> **WHAT TO WORK ON**
Look at the data below and print exactly the lines from its first line through the line with "from bokeh.resources import INLINE"; the pictures stay out of the copy.

%%

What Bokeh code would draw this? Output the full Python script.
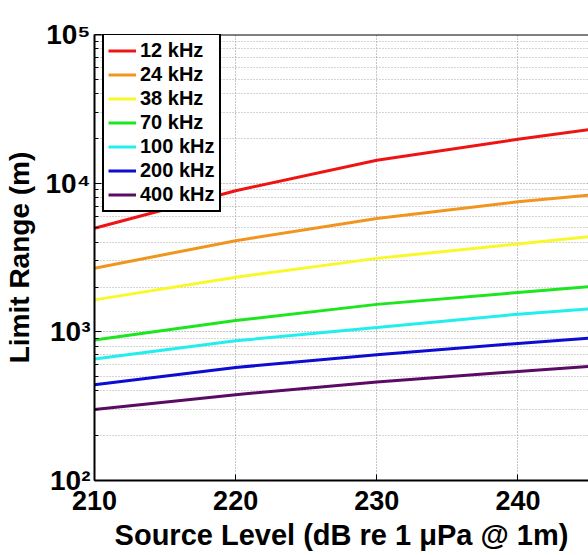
from bokeh.plotting import figure
from bokeh.models import FixedTicker, Legend, LegendItem, Span
from bokeh.embed import file_html
from bokeh.resources import INLINE

# ---- data ----
source_level = [210, 220, 230, 240, 245]
freq_labels = ["12 kHz", "24 kHz", "38 kHz", "70 kHz", "100 kHz", "200 kHz", "400 kHz"]
range_12k = [4970, 8900, 14260, 19720, 22900]
range_24k = [2680, 4100, 5790, 7490, 8310]
range_38k = [1640, 2330, 3120, 3900, 4360]
range_70k = [880, 1190, 1530, 1840, 2010]
range_100k = [656, 870, 1070, 1315, 1426]
range_200k = [441, 576, 701, 835, 907]
range_400k = [300, 378, 460, 541, 585]
series = [range_12k, range_24k, range_38k, range_70k, range_100k, range_200k, range_400k]
colors = ["#ee1414", "#f0961e", "#f8f82a", "#1ee61e", "#22eeee", "#0c0cd2", "#5a0c64"]

x_ticks = [210, 220, 230, 240]
y_ticks = [100, 1000, 10000, 100000]
y_tick_labels = ["10\u00b2", "10\u00b3", "10\u2074", "10\u2075"]
y_minor = [k * 10 ** e for e in (2, 3, 4) for k in range(2, 10)]

FONT = "Liberation Sans"

p = figure(width=588, height=553, x_range=(210, 245), y_range=(100, 1e5),
           y_axis_type="log", output_backend="svg", toolbar_location=None,
           min_border_left=92, min_border_right=0, min_border_top=34,
           min_border_bottom=72)
p.outline_line_color = None
p.background_fill_color = "white"

renderers = []
for vals, c in zip(series, colors):
    r = p.line(source_level, vals, line_color=c, line_width=3)
    renderers.append(r)

# x axis
xa = p.xaxis[0]
xa.ticker = FixedTicker(ticks=x_ticks)
xa.major_label_text_font = FONT
xa.major_label_text_font_style = "bold"
xa.major_label_text_font_size = "27px"
xa.major_label_text_color = "black"
xa.major_label_standoff = 10
xa.axis_label = "Source Level (dB re 1 \u03bcPa @ 1m)"
xa.axis_label_text_font = FONT
xa.axis_label_text_font_style = "bold"
xa.axis_label_text_font_size = "29px"
xa.axis_label_text_color = "black"
xa.axis_label_standoff = 6
xa.axis_line_width = 2
xa.major_tick_in = 6
xa.major_tick_out = 0
xa.minor_tick_line_color = None

# y axis
ya = p.yaxis[0]
ya.ticker = FixedTicker(ticks=y_ticks, minor_ticks=y_minor)
ya.major_label_overrides = {v: s for v, s in zip(y_ticks, y_tick_labels)}
ya.major_label_text_font = FONT
ya.major_label_text_font_style = "bold"
ya.major_label_text_font_size = "28px"
ya.major_label_text_color = "black"
ya.major_label_standoff = 4
ya.axis_label = "Limit Range (m)"
ya.axis_label_text_font = FONT
ya.axis_label_text_font_style = "bold"
ya.axis_label_text_font_size = "28px"
ya.axis_label_text_color = "black"
ya.axis_label_standoff = 8
ya.axis_line_width = 2
ya.major_tick_in = 7
ya.major_tick_out = 0
ya.minor_tick_in = 4
ya.minor_tick_out = 0

# top border of the box
p.add_layout(Span(location=1e5, dimension="width", line_color="black", line_width=2))

# grids
p.xgrid.ticker = FixedTicker(ticks=x_ticks)
p.xgrid.grid_line_color = "#8c8c8c"
p.xgrid.grid_line_dash = "1 2"
p.ygrid.grid_line_color = "#8c8c8c"
p.ygrid.grid_line_dash = "1 2"
p.ygrid.minor_grid_line_color = "#a8a8a8"
p.ygrid.minor_grid_line_dash = "1 2"

legend = Legend(items=[LegendItem(label=l, renderers=[r]) for l, r in zip(freq_labels, renderers)],
                location=(8, 268), margin=0, padding=4, spacing=1,
                glyph_width=28, glyph_height=23, label_height=23, label_standoff=4,
                label_text_font=FONT, label_text_font_style="bold",
                label_text_font_size="20px", label_text_color="black",
                border_line_color="black", border_line_width=2, border_line_alpha=1,
                background_fill_color="white", background_fill_alpha=1)
p.add_layout(legend)

open("out.html", "w").write(file_html(p, INLINE))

%%

> **ANSWER TO THIS PROBLEM**
What Bokeh code would draw this? Output the full Python script.
from bokeh.plotting import figure
from bokeh.models import FixedTicker, Legend, LegendItem, Span
from bokeh.embed import file_html
from bokeh.resources import INLINE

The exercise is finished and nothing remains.